▶ GOAL: Quote all of the data exactly as given. Skip every picture it contains.

>> begin ENTRIES SUPPLIED

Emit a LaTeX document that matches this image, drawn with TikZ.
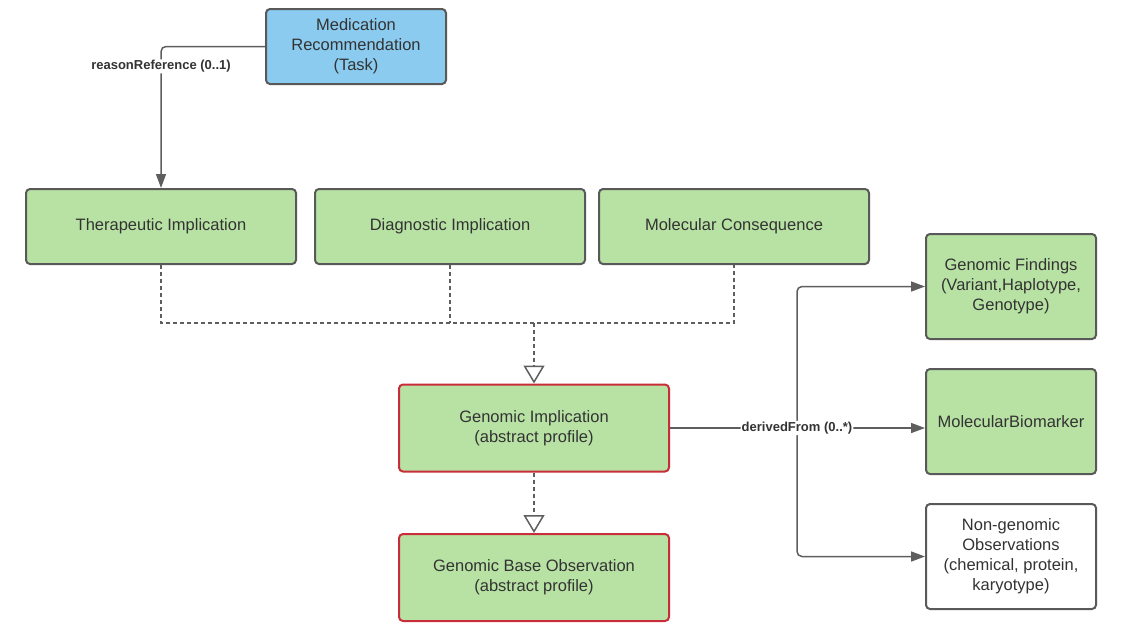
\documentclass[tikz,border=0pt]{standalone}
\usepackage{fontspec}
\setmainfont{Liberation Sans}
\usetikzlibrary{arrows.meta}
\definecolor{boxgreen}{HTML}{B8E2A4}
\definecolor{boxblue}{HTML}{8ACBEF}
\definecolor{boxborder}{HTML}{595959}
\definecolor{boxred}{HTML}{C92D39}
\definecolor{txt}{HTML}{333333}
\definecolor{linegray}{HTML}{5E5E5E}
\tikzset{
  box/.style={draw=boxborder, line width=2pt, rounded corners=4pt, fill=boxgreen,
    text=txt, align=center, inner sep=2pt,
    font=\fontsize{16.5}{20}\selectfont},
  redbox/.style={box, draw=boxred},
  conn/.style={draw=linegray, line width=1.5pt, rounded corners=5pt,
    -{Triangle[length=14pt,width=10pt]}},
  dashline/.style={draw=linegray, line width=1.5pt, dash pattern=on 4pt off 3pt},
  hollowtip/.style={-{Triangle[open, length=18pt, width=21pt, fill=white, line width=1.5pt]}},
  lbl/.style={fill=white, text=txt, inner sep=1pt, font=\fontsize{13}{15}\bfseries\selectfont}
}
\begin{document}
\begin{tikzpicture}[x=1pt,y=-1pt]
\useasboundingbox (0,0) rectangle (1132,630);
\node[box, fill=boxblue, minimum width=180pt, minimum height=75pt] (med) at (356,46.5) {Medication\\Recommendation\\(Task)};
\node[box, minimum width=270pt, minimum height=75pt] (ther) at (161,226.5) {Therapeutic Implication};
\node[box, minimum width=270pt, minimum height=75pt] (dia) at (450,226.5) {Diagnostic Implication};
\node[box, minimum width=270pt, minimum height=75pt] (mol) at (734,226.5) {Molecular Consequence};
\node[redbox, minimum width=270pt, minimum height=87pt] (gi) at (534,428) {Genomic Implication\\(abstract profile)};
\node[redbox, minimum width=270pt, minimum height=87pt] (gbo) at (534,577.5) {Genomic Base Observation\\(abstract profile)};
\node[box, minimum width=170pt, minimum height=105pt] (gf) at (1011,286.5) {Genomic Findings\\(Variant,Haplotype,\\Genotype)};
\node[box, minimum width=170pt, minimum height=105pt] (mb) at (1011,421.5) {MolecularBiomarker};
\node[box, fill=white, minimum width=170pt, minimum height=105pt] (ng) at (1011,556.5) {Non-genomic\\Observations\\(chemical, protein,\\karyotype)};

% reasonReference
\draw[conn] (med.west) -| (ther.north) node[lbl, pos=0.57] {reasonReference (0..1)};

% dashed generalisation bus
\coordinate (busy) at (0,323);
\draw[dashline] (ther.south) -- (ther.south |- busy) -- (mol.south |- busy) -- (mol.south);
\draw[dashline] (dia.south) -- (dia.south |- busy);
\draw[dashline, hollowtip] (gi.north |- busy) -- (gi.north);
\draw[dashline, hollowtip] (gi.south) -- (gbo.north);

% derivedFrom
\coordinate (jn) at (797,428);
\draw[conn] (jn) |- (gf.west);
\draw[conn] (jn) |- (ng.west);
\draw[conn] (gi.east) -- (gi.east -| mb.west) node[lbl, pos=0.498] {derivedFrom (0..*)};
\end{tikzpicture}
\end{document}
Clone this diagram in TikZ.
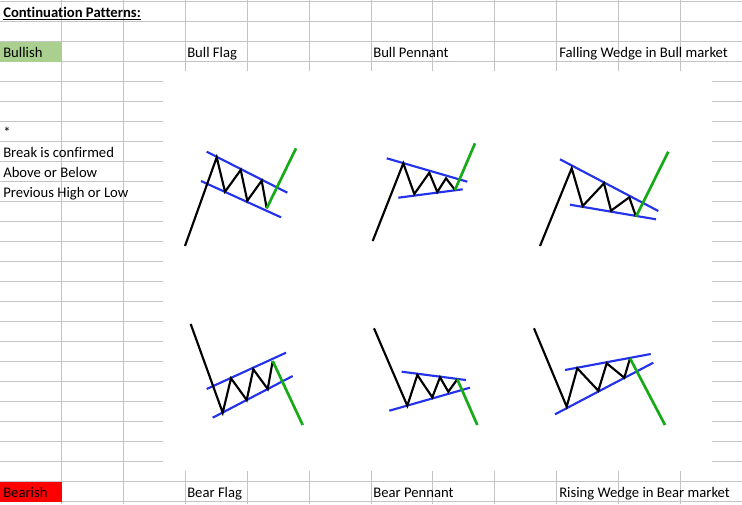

>> end ENTRIES SUPPLIED

▶ ANSWER IN FULL:
Emit a LaTeX document that matches this image, drawn with TikZ.
\documentclass[tikz,border=0pt]{standalone}
\usepackage{fontspec}
\setmainfont{Liberation Sans}
\usetikzlibrary{arrows.meta}
\definecolor{boxgreen}{HTML}{B8E2A4}
\definecolor{boxblue}{HTML}{8ACBEF}
\definecolor{boxborder}{HTML}{595959}
\definecolor{boxred}{HTML}{C92D39}
\definecolor{txt}{HTML}{333333}
\definecolor{linegray}{HTML}{5E5E5E}
\tikzset{
  box/.style={draw=boxborder, line width=2pt, rounded corners=4pt, fill=boxgreen,
    text=txt, align=center, inner sep=2pt,
    font=\fontsize{16.5}{20}\selectfont},
  redbox/.style={box, draw=boxred},
  conn/.style={draw=linegray, line width=1.5pt, rounded corners=5pt,
    -{Triangle[length=14pt,width=10pt]}},
  dashline/.style={draw=linegray, line width=1.5pt, dash pattern=on 4pt off 3pt},
  hollowtip/.style={-{Triangle[open, length=18pt, width=21pt, fill=white, line width=1.5pt]}},
  lbl/.style={fill=white, text=txt, inner sep=1pt, font=\fontsize{13}{15}\bfseries\selectfont}
}
\begin{document}
\begin{tikzpicture}[x=1pt,y=-1pt]
\useasboundingbox (0,0) rectangle (1132,630);
\node[box, fill=boxblue, minimum width=180pt, minimum height=75pt] (med) at (356,46.5) {Medication\\Recommendation\\(Task)};
\node[box, minimum width=270pt, minimum height=75pt] (ther) at (161,226.5) {Therapeutic Implication};
\node[box, minimum width=270pt, minimum height=75pt] (dia) at (450,226.5) {Diagnostic Implication};
\node[box, minimum width=270pt, minimum height=75pt] (mol) at (734,226.5) {Molecular Consequence};
\node[redbox, minimum width=270pt, minimum height=87pt] (gi) at (534,428) {Genomic Implication\\(abstract profile)};
\node[redbox, minimum width=270pt, minimum height=87pt] (gbo) at (534,577.5) {Genomic Base Observation\\(abstract profile)};
\node[box, minimum width=170pt, minimum height=105pt] (gf) at (1011,286.5) {Genomic Findings\\(Variant,Haplotype,\\Genotype)};
\node[box, minimum width=170pt, minimum height=105pt] (mb) at (1011,421.5) {MolecularBiomarker};
\node[box, fill=white, minimum width=170pt, minimum height=105pt] (ng) at (1011,556.5) {Non-genomic\\Observations\\(chemical, protein,\\karyotype)};

% reasonReference
\draw[conn] (med.west) -| (ther.north) node[lbl, pos=0.57] {reasonReference (0..1)};

% dashed generalisation bus
\coordinate (busy) at (0,323);
\draw[dashline] (ther.south) -- (ther.south |- busy) -- (mol.south |- busy) -- (mol.south);
\draw[dashline] (dia.south) -- (dia.south |- busy);
\draw[dashline, hollowtip] (gi.north |- busy) -- (gi.north);
\draw[dashline, hollowtip] (gi.south) -- (gbo.north);

% derivedFrom
\coordinate (jn) at (797,428);
\draw[conn] (jn) |- (gf.west);
\draw[conn] (jn) |- (ng.west);
\draw[conn] (gi.east) -- (gi.east -| mb.west) node[lbl, pos=0.498] {derivedFrom (0..*)};
\end{tikzpicture}
\end{document}
Clone this diagram in TikZ.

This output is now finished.